Champions of today’s best-in-class loyalty cards — and that would include each of the drug store chains mentioned here — are looking well beyond using simple discounts to drive shopper behavior. That’s low-hanging fruit. The good stuff, the high-up-top stuff will only be reached with the greater adoption of big data mining tools and predictive analytics. Ascertaining what a customer is going to buy before even she knows to put it on the shopping list, and then propositioning a deal on that knowledge, that’s what’s going to shake out the winners and losers. Because armed with that kind of knowledge, the best-in-class retailers will be able to construct a steady stream of personalized offers catered to their highest-profit customers and enticing them to walk into their respective stores.
The synergies to flow between Boots, Walgreens have only begun to be tapped
LONDON — As part of its multi-channel strategy, Boots UK is currently testing the use of iPads to support in-store ordering across 30 stores, the London-based drug store retailer recently announced.

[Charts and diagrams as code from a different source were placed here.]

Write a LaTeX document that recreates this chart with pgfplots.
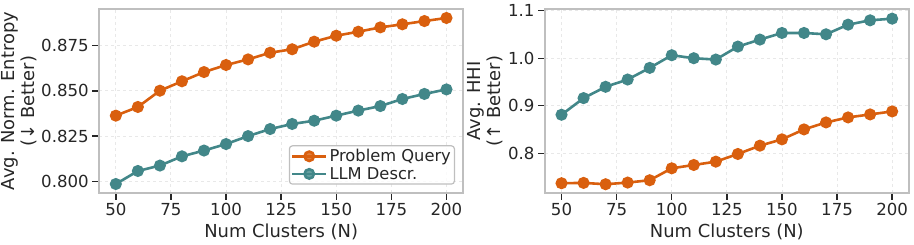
\documentclass[border=0pt]{standalone}
\usepackage{pgfplots}
\pgfplotsset{compat=1.18}
\usepackage{fontspec}
\setmainfont{DejaVu Sans}
\definecolor{porange}{RGB}{217,95,14}
\definecolor{pteal}{RGB}{66,135,137}
\definecolor{framegray}{RGB}{191,191,191}
\definecolor{gridgray}{RGB}{232,232,232}
\definecolor{txt}{RGB}{38,38,38}

\pgfplotstableread{
n   pq      llm
50  0.8363  0.7985
60  0.8411  0.8057
70  0.8501  0.8087
80  0.8553  0.8138
90  0.8604  0.8170
100 0.8643  0.8206
110 0.8674  0.8250
120 0.8711  0.8289
130 0.8730  0.8317
140 0.8772  0.8335
150 0.8805  0.8363
160 0.8827  0.8391
170 0.8851  0.8416
180 0.8868  0.8455
190 0.8886  0.8483
200 0.8903  0.8508
}\entropy

\pgfplotstableread{
n   pq      llm
50  0.7371  0.8811
60  0.7378  0.9161
70  0.7350  0.9399
80  0.7385  0.9552
90  0.7434  0.9797
100 0.7685  1.0063
110 0.7755  1.0000
120 0.7825  0.9972
130 0.7986  1.0245
140 0.8161  1.0392
150 0.8294  1.0531
160 0.8503  1.0531
170 0.8650  1.0503
180 0.8755  1.0706
190 0.8818  1.0797
200 0.8881  1.0832
}\hhi

\pgfplotsset{
  mystyle/.style={
    scale only axis,
    width=363.7pt, height=183.4pt,
    xmin=42.5, xmax=207.5,
    xtick={50,75,...,200},
    axis line style={framegray, line width=1.8pt},
    tick style={txt, line width=1.4pt},
    major tick length=7pt,
    tick align=outside,
    xtick pos=left, ytick pos=left,
    grid=major,
    major grid style={dashed, gridgray, line width=0.9pt},
    tick label style={font=\fontsize{16.6}{19}\selectfont, text=txt},
    /pgf/number format/assume math mode=true,
    xlabel={Num Clusters (N)},
    every axis x label/.style={at={(axis description cs:0.5,0)}, anchor=north, inner sep=0pt, yshift=-31pt, font=\fontsize{17.9}{20}\selectfont, text=txt},
    every axis y label/.style={at={(axis description cs:0,0.5)}, rotate=90, anchor=south, align=center, inner sep=0pt, font=\fontsize{17.9}{20}\selectfont, text=txt},
    every axis plot/.append style={line width=2.6pt, mark=*, mark size=4.7pt},
    legend style={font=\fontsize{16.3}{18.4}\selectfont, text=txt, draw=framegray, line width=1.2pt, rounded corners=3pt, fill=white, fill opacity=0.8, text opacity=1, inner sep=1.5pt, row sep=0pt},
    legend cell align=left,
    legend image code/.code={\draw[mark repeat=2,mark phase=2,#1] plot coordinates {(0pt,0pt) (17pt,0pt) (34pt,0pt)};},
  }
}

\begin{document}
\begin{tikzpicture}[x=1pt,y=1pt]
\useasboundingbox (0,0) rectangle (914,245);
\begin{axis}[mystyle,
  at={(99.3pt,52.3pt)}, anchor=south west,
  ymin=0.7937, ymax=0.8951,
  ytick={0.800,0.825,0.850,0.875},
  yticklabel style={/pgf/number format/fixed, /pgf/number format/precision=3, /pgf/number format/fixed zerofill},
  ylabel={Avg. Norm. Entropy\\(↓ Better)},
  ylabel style={yshift=62.6pt},
  legend style={at={(1,0)}, anchor=south east, xshift=-8pt, yshift=8pt},
]
\addplot[porange] table[x=n, y=pq] {\entropy};
\addlegendentry{Problem Query}
\addplot[pteal] table[x=n, y=llm] {\entropy};
\addlegendentry{LLM Descr.}
\end{axis}
\begin{axis}[mystyle,
  at={(545pt,52.3pt)}, anchor=south west,
  ymin=0.7172, ymax=1.1029,
  ytick={0.8,0.9,1.0,1.1},
  yticklabel style={/pgf/number format/fixed, /pgf/number format/precision=1, /pgf/number format/fixed zerofill},
  ylabel={Avg. HHI\\(↑ Better)},
  ylabel style={yshift=42pt},
]
\addplot[porange] table[x=n, y=pq] {\hhi};
\addplot[pteal] table[x=n, y=llm] {\hhi};
\end{axis}
\end{tikzpicture}
\end{document}
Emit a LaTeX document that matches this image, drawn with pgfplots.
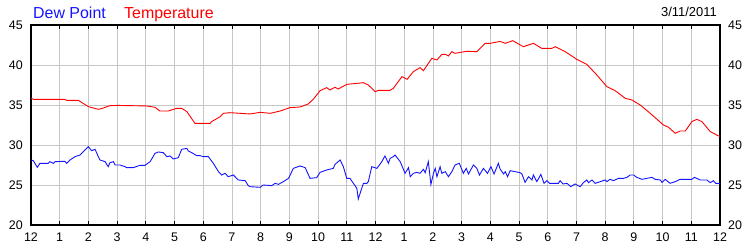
\documentclass[border=0pt]{standalone}
\usepackage{pgfplots}
\pgfplotsset{compat=1.18}
\usepackage{pgfplotstable}
\usepackage{fontspec}
\setmainfont{Liberation Sans}
\definecolor{dewblue}{RGB}{20,20,255}
\definecolor{tempred}{RGB}{255,0,0}

\pgfplotstableread{
h T
0 35.83
0.1 35.71
1.18 35.71
1.24 35.58
1.65 35.58
2.0 34.79
2.2 34.6
2.35 34.46
2.5 34.6
2.75 34.92
3.0 34.95
4.03 34.88
4.32 34.71
4.49 34.25
4.78 34.25
5.07 34.58
5.25 34.58
5.43 34.17
5.71 32.71
6.24 32.71
6.29 32.92
6.59 33.54
6.7 33.96
6.93 34.04
7.63 33.88
7.98 34.08
8.33 33.96
8.68 34.25
9.02 34.67
9.37 34.75
9.66 35.13
9.84 35.75
10.07 36.79
10.3 37.17
10.41 36.88
10.59 37.21
10.7 37.0
11.0 37.58
11.58 37.79
11.75 37.5
11.99 36.67
12.1 36.83
12.5 36.83
12.62 37.08
12.92 38.54
13.1 38.21
13.32 39.17
13.55 39.67
13.67 39.29
13.96 40.83
14.14 40.63
14.31 41.33
14.43 41.33
14.54 41.13
14.66 41.67
14.77 41.46
15.17 41.71
15.53 41.67
15.82 42.71
16.0 42.71
16.34 42.95
16.52 42.71
16.78 43.04
17.15 42.29
17.5 42.71
17.79 42.08
18.14 42.08
18.26 42.29
18.61 41.67
19.01 40.71
19.36 40.08
19.71 38.75
20.06 37.29
20.35 36.79
20.7 35.83
20.93 35.63
21.22 35.0
21.57 33.96
22.03 32.5
22.21 32.21
22.44 31.46
22.61 31.75
22.79 31.75
23.02 32.92
23.19 33.21
23.37 32.92
23.66 31.67
23.95 31.13
24.0 31.1
}\temptable

\pgfplotstableread{
h D
0 28.13
0.08 28.04
0.22 27.21
0.31 27.71
0.43 27.71
0.60 27.71
0.66 27.92
0.78 27.71
0.84 27.92
1.18 27.96
1.24 27.71
1.36 28.13
1.53 28.54
1.71 28.75
2.0 29.79
2.11 29.29
2.23 29.46
2.40 28.13
2.58 27.92
2.69 27.29
2.75 27.79
2.87 27.92
2.93 27.5
3.10 27.5
3.28 27.29
3.33 27.17
3.56 27.17
3.80 27.46
3.97 27.46
4.15 27.92
4.32 28.96
4.44 29.13
4.61 29.04
4.73 28.54
4.84 28.63
4.96 28.25
5.13 28.42
5.25 29.46
5.43 29.58
5.48 29.25
5.60 29.04
5.77 28.67
5.89 28.67
6.0 28.54
6.18 28.54
6.35 27.71
6.53 26.67
6.64 26.25
6.76 26.46
6.87 26.04
7.05 26.25
7.22 25.63
7.46 25.54
7.57 24.92
7.63 24.79
7.98 24.71
8.09 25.0
8.39 24.92
8.50 25.21
8.62 25.08
8.79 25.42
8.97 25.83
9.14 27.08
9.37 27.38
9.55 27.17
9.72 25.83
9.95 25.92
10.07 26.58
10.30 26.88
10.53 27.08
10.59 27.58
10.77 28.13
10.88 27.29
11.0 25.83
11.11 25.83
11.23 25.21
11.35 24.58
11.40 23.25
11.52 24.58
11.58 25.21
11.70 25.21
11.75 25.42
11.87 27.29
12.05 27.08
12.22 27.92
12.33 28.63
12.45 27.71
12.51 28.33
12.62 28.54
12.68 28.75
12.86 27.92
13.03 26.46
13.15 27.17
13.21 26.04
13.32 26.46
13.44 26.58
13.55 26.46
13.67 26.96
13.73 26.54
13.84 27.92
13.93 25.08
14.02 26.46
14.08 27.08
14.14 26.04
14.25 27.29
14.31 26.46
14.43 26.67
14.54 26.04
14.66 26.67
14.77 27.5
14.92 27.71
15.06 26.46
15.16 27.08
15.24 26.38
15.41 27.5
15.53 27.08
15.62 26.25
15.76 27.08
15.90 26.46
16.02 27.29
16.13 26.38
16.28 27.71
16.34 27.0
16.46 26.38
16.52 26.67
16.60 26.04
16.69 26.79
16.86 26.67
17.04 26.54
17.10 26.38
17.21 25.33
17.33 26.04
17.45 25.63
17.50 26.25
17.62 25.42
17.76 26.33
17.87 25.21
17.97 25.54
18.06 25.21
18.20 25.21
18.37 25.21
18.43 25.54
18.53 25.13
18.67 25.21
18.80 24.79
18.95 25.13
19.13 24.79
19.24 25.29
19.36 25.63
19.42 25.29
19.54 25.63
19.65 25.21
19.83 25.42
20.0 25.63
20.06 25.42
20.17 25.71
20.29 25.54
20.46 25.83
20.64 25.83
20.76 25.96
20.87 26.25
20.99 26.25
21.10 25.96
21.28 25.71
21.45 25.83
21.63 25.96
21.74 25.71
21.92 25.63
21.98 25.33
22.09 25.71
22.26 25.21
22.44 25.42
22.61 25.71
22.85 25.71
23.02 25.71
23.11 25.96
23.31 25.63
23.54 25.63
23.66 25.29
23.77 25.54
23.85 25.21
24.0 25.21
}\dewtable

\begin{document}
\begin{tikzpicture}
\useasboundingbox (-31bp,-25bp) rectangle (719bp,225bp);
\begin{axis}[
  scale only axis, width=689bp, height=200bp,
  at={(0,0)}, anchor=south west,
  xmin=0, xmax=24, ymin=20, ymax=45,
  xtick={0,1,...,24},
  xticklabels={12,1,2,3,4,5,6,7,8,9,10,11,12,1,2,3,4,5,6,7,8,9,10,11,12},
  ytick={20,25,30,35,40,45},
  yticklabel pos=left,
  grid=major,
  major grid style={draw=black!22, line width=0.8bp},
  axis line style={line width=1.2bp, black},
  tick align=inside,
  major tick length=4bp,
  xtick style={line width=0.8bp, black},
  ytick style={draw=none},
  /pgf/number format/assume math mode=true,
  tick label style={font=\fontsize{12.5}{13}\selectfont},
  yticklabel style={inner sep=0pt, xshift=-8bp},
  xticklabel style={inner sep=0pt, yshift=-8bp},
  clip=true,
]
\addplot[tempred, line width=0.9bp] table[x=h, y=T] {\temptable};
\addplot[dewblue, line width=0.9bp] table[x=h, y=D] {\dewtable};
\end{axis}
\begin{axis}[
  scale only axis, width=689bp, height=200bp,
  at={(0,0)}, anchor=south west,
  xmin=0, xmax=24, ymin=20, ymax=45,
  hide x axis,
  axis line style={draw=none},
  ytick={20,25,30,35,40,45},
  ytick style={draw=none},
  yticklabel pos=right,
  /pgf/number format/assume math mode=true,
  tick label style={font=\fontsize{12.5}{13}\selectfont},
  yticklabel style={inner sep=0pt, xshift=8bp},
]
\end{axis}
\node[anchor=base west, inner sep=0pt, text=dewblue, font=\fontsize{16}{17}\selectfont] at (2bp,206.7bp) {Dew Point};
\node[anchor=base west, inner sep=0pt, text=tempred, font=\fontsize{16}{17}\selectfont] at (93bp,206.7bp) {Temperature};
\node[anchor=base east, inner sep=0pt, font=\fontsize{13}{14}\selectfont] at (686bp,208.3bp) {3/11/2011};
\end{tikzpicture}
\end{document}
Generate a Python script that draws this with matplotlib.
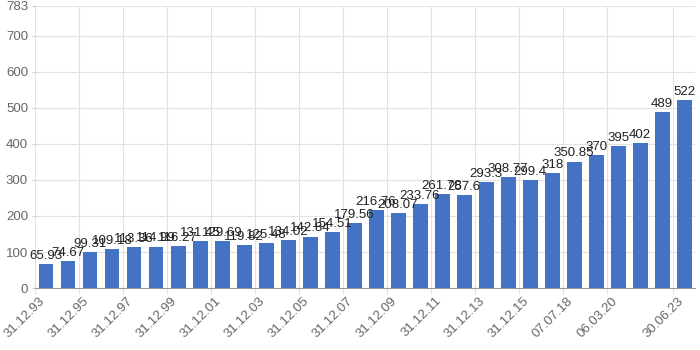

Sound familiar? Borrowing a page from the Walgreens playbook is evidence that the sharing of best practices will flow in both directions across the Atlantic. What else could Boots borrow from Walgreens? Creating a pharmacy business that better interacts with the neighboring community is one strength at Walgreens that Boots may successfully plug into.
And how about clinics? While the United Kingdom has universal health care, you can’t just walk into a doctors office in London without an appointment. And Walgreens has plenty of experience not only operating a retail clinic as part of a pharmacy format, but also experience in leveraging that clinic against surrounding healthcare providers and employers in an effort to realize the best healthcare value.
That link between Walgreens and Boots will very quickly become a superhighway with best practices flowing in both directions. Joe Magnacca, Walgreens president daily living products and solutions, recently sat down with DSN regarding the big picture in developing successful retail pharmacy formats.
"[Boots] clearly looks at each category differently," he said. For example, Boots is very health- and beauty-focused when it comes to seasonal merchandise, as opposed to the general merchandise fare that stock the seasonal aisles of many American retailers. Other service models that Boots has instituted across the Pond that might be explored by Walgreens include optical and hearing aids.
“We think there are a lot of great learnings that will come our way and we think similar things will happen the other way, as well, in terms of some of our strategies in private label and innovation,” Magnacca said. “I think the way we approach fresh is different than they do today. We think they have a great infrastructure from a supply chain point of view, but we believe we have some very dominant brands that can be heavily leveraged, including our DeLish and Nice! brands," he added.
Both Walgreens and Boots will have increasing opportunities to leave their respective atypical drug store models behind and be more aggressive with a cross-polination of drug store retailing for the future.